8.2 Intermediate Extensions

  • Build one package from ports and document differences.
  • Pin a package version and observe upgrade behavior.

8.3 Advanced Extensions

  • Set up a local pkg mirror for offline installs.
  • Automate hygiene with cron and logging.

9. Real-World Connections

9.1 Industry Applications

  • Fleet maintenance: consistent updates across servers.
  • Compliance: documented software inventory.
  • pkg: FreeBSD package manager.
  • ports tree: source build system.

9.3 Interview Relevance

  • Explaining base vs packages separation.
  • Safe upgrade workflows and audit processes.

10. Resources

10.1 Essential Reading

  • “Absolute FreeBSD, 3rd Edition” by Michael W. Lucas - Ch. 16-17
  • FreeBSD Handbook - Ports and Packages

10.2 Video Resources

  • “Using pkg effectively on FreeBSD” - community talks

10.3 Tools & Documentation

  • pkg: official package manager manual
  • ports tree: FreeBSD ports documentation

11. Self-Assessment Checklist

11.1 Understanding

  • I can explain why /usr/local exists.
  • I can describe quarterly vs latest branches.
  • I understand pkg audit output.

11.2 Implementation

  • Package list exported and stored.
  • pkg update/upgrade executed successfully.
  • Hygiene steps completed.

11.3 Growth

  • I can rebuild my package set quickly.
  • I documented my maintenance routine.
  • I can explain this workflow to a teammate.

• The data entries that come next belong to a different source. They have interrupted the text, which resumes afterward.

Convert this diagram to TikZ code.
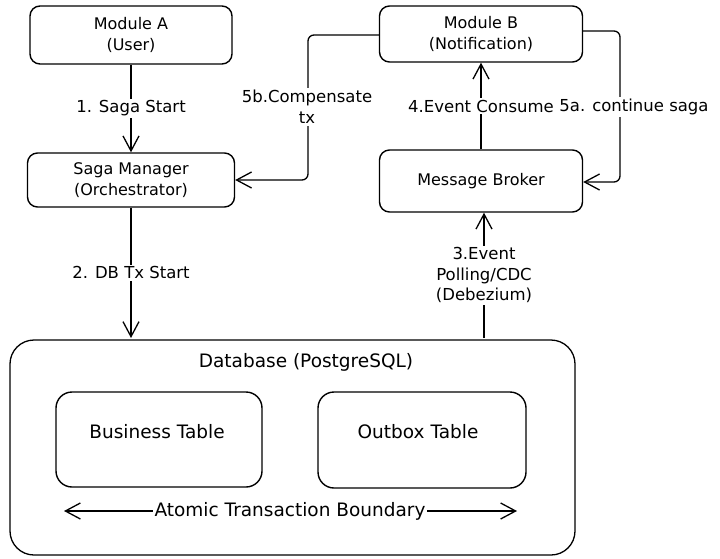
\documentclass[tikz,border=0pt]{standalone}
\usepackage{fontspec}
\setmainfont{DejaVu Sans}
\usetikzlibrary{arrows.meta}
\tikzset{
  box/.style={draw, line width=1.4pt, rounded corners=10pt, align=center, font=\fontsize{16}{21}\selectfont},
  bigbox/.style={draw, line width=1.3pt, rounded corners=24pt},
  dbtxt/.style={font=\fontsize{18.5}{22}\selectfont},
  lbl/.style={fill=white, inner sep=2pt, align=center, font=\fontsize{16.5}{20.5}\selectfont},
  tip/.style={Straight Barb[length=15pt,width=16pt,line width=1.3pt]},
  conn/.style={line width=1.3pt, -{Straight Barb[length=15pt,width=16pt,line width=1.3pt]}},
  both/.style={line width=1.3pt, {Straight Barb[length=15pt,width=16pt,line width=1.3pt]}-{Straight Barb[length=15pt,width=16pt,line width=1.3pt]}},
}
\begin{document}
\begin{tikzpicture}[x=1pt,y=-1pt]
\useasboundingbox (0,0) rectangle (720,558);
% boxes
\node[box, minimum width=202pt, minimum height=58pt] (A) at (131,35) {Module A\\(User)};
\node[box, minimum width=207pt, minimum height=54pt] (S) at (131,180) {Saga Manager\\(Orchestrator)};
\node[box, minimum width=203pt, minimum height=56pt] (B) at (481,34) {Module B\\(Notification)};
\node[box, minimum width=203pt, minimum height=62pt] (M) at (481,181) {Message Broker};
\node[bigbox, minimum width=565pt, minimum height=215pt] (D) at (292.5,447.5) {};
\node[dbtxt] (DT) at (306,362) {Database (PostgreSQL)};
\node[box, rounded corners=16pt, minimum width=206pt, minimum height=95pt] (BT) at (159,439.5) {};
\node[dbtxt] (BTt) at (157,432) {Business Table};
\node[box, rounded corners=16pt, minimum width=208pt, minimum height=96pt] (OT) at (422,440) {};
\node[dbtxt] (OTt) at (418,432) {Outbox Table};
\coordinate (al) at (64,511);
\coordinate (ar) at (517,511);
\draw[both] (al) -- (ar);
\node[lbl, dbtxt] (AT) at (290,511) {Atomic Transaction Boundary};
% connectors
\draw[conn] (A.south) -- (S.north) node[lbl, midway] {1. Saga Start};
\coordinate (d2) at (131,338);
\draw[conn] (S.south) -- (d2) node[lbl, pos=0.5] {2. DB Tx Start};
\coordinate (d3) at (484,338);
\draw[conn] (d3) -- (d3 |- M.south) node[lbl, pos=0.5] {3.Event\\Polling/CDC\\(Debezium)};
\draw[conn] (M.north) -- (B.south) node[lbl, midway] {4.Event Consume};
\draw[conn, rounded corners=6pt] (B.east |- 0,31) -- (620,31) -- (620,182) -- (M.east |- 0,182);
\node[lbl] (L5a) at (634,107) {5a. continue saga};
\draw[conn, rounded corners=6pt] (B.west |- 0,35) -- (308,35) -- (308,180) -- (S.east);
\node[lbl, font=\fontsize{16.5}{21}\selectfont] (L5b) at (307,107) {5b.Compensate\\tx};
\end{tikzpicture}
\end{document}
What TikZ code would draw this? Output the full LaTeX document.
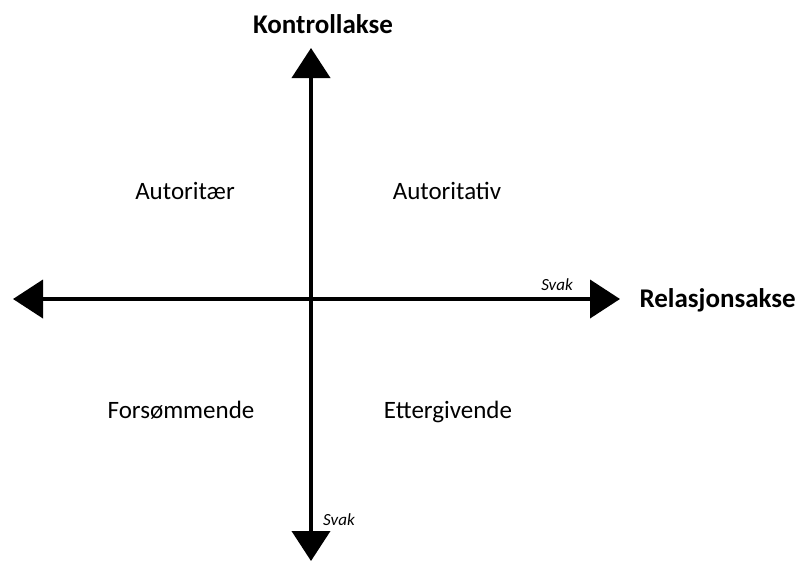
\documentclass[tikz,border=0pt]{standalone}
\usepackage{fontspec}
\setmainfont{Carlito}
\usetikzlibrary{arrows.meta,positioning}

\begin{document}
\begin{tikzpicture}[
    x=1pt, y=-1pt,
    axis/.style={{Triangle[length=30pt,width=38pt]}-{Triangle[length=30pt,width=38pt]}, line width=4pt, line join=round},
    title/.style={font=\bfseries\fontsize{27}{32}\selectfont, anchor=base},
    style/.style={font=\fontsize{25}{30}\selectfont, anchor=base},
    weak/.style={font=\itshape\fontsize{17}{20}\selectfont, anchor=base}
]
    \useasboundingbox (0,0) rectangle (799,563);

    \coordinate (top) at (311,48);
    \coordinate (bottom) at (311,561);
    \coordinate (left) at (13,299);
    \coordinate (right) at (620,299);

    \draw[axis] (bottom) -- (top);
    \draw[axis] (left) -- (right);

    \node[title] (control) at (323,33) {Kontrollakse};
    \node[title, anchor=base west] (relation) at (636,307) {Relasjonsakse};

    \node[style] (authoritarian) at (185,199) {Autoritær};
    \node[style] (authoritative) at (447,199) {Autoritativ};
    \node[style] (neglectful) at (181,418) {Forsømmende};
    \node[style] (permissive) at (448,418) {Ettergivende};

    \node[weak] (weakx) at (557,290) {Svak};
    \node[weak] (weaky) at (339,525) {Svak};
\end{tikzpicture}
\end{document}
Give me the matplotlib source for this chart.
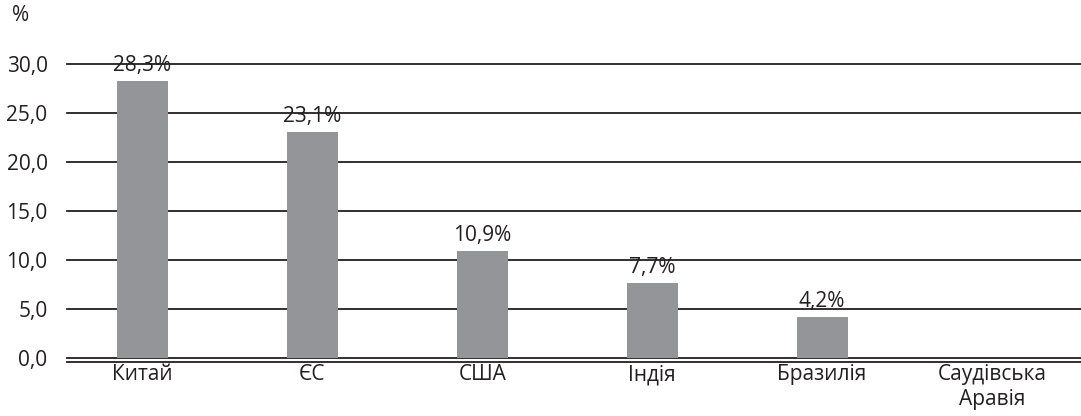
import matplotlib.pyplot as plt
import numpy as np

# Data
categories = ["Китай", "ЄС", "США", "Індія", "Бразилія", "Саудівська\nАравія"]
values = [28.3, 23.1, 10.9, 7.7, 4.2, np.nan]
labels = ["28,3%", "23,1%", "10,9%", "7,7%", "4,2%", ""]
yticks = [0, 5, 10, 15, 20, 25, 30]

plt.rcParams['font.family'] = ['Open Sans', 'DejaVu Sans']
txt = "#231f20"
fs = 15

fig = plt.figure(figsize=(10.81, 4.16), dpi=100)
ax = fig.add_axes([0.062, 0.139, 0.938, 0.707])

x = np.arange(len(categories))
bars = ax.bar(x, np.nan_to_num(values), width=0.30, color="#939598", zorder=3)

# value labels
for xi, v, lab in zip(x, values, labels):
    if lab:
        ax.text(xi, v + 0.5, lab, ha="center", va="bottom", fontsize=fs, color=txt, zorder=4)

# grid lines
for t in yticks:
    ax.axhline(t, color="#231f20", lw=1.3, zorder=1, clip_on=False)

ax.set_xlim(-0.444, 5.524)
ax.set_ylim(0, 30)
ax.set_yticks(yticks)
ax.set_yticklabels([f"{t:.1f}".replace(".", ",") for t in yticks])
ax.set_xticks(x)
ax.set_xticklabels(categories, linespacing=1.05)
ax.tick_params(length=0, pad=2, labelsize=fs, labelcolor=txt)
ax.tick_params(axis="y", pad=14)

for s in ["top", "right", "left"]:
    ax.spines[s].set_visible(False)
ax.spines["bottom"].set_position(("outward", 2.5))
ax.spines["bottom"].set_color("#231f20")
ax.spines["bottom"].set_linewidth(1.3)

fig.text(0.011, 0.963, "%", fontsize=fs, color=txt, ha="left", va="center")

fig.savefig("out.png", dpi=100)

12. Submission / Completion Criteria

Minimum Viable Completion:

  • Repository branch documented.
  • Package list exported.
  • pkg audit run with results saved.

Full Completion:

  • All minimum criteria plus:
  • pkg upgrade completed without conflicts.
  • Cache cleaned and unused deps removed.

Excellence (Going Above & Beyond):

  • Local pkg mirror or automated maintenance script created.
  • Ports build documented and reconciled with repo branch.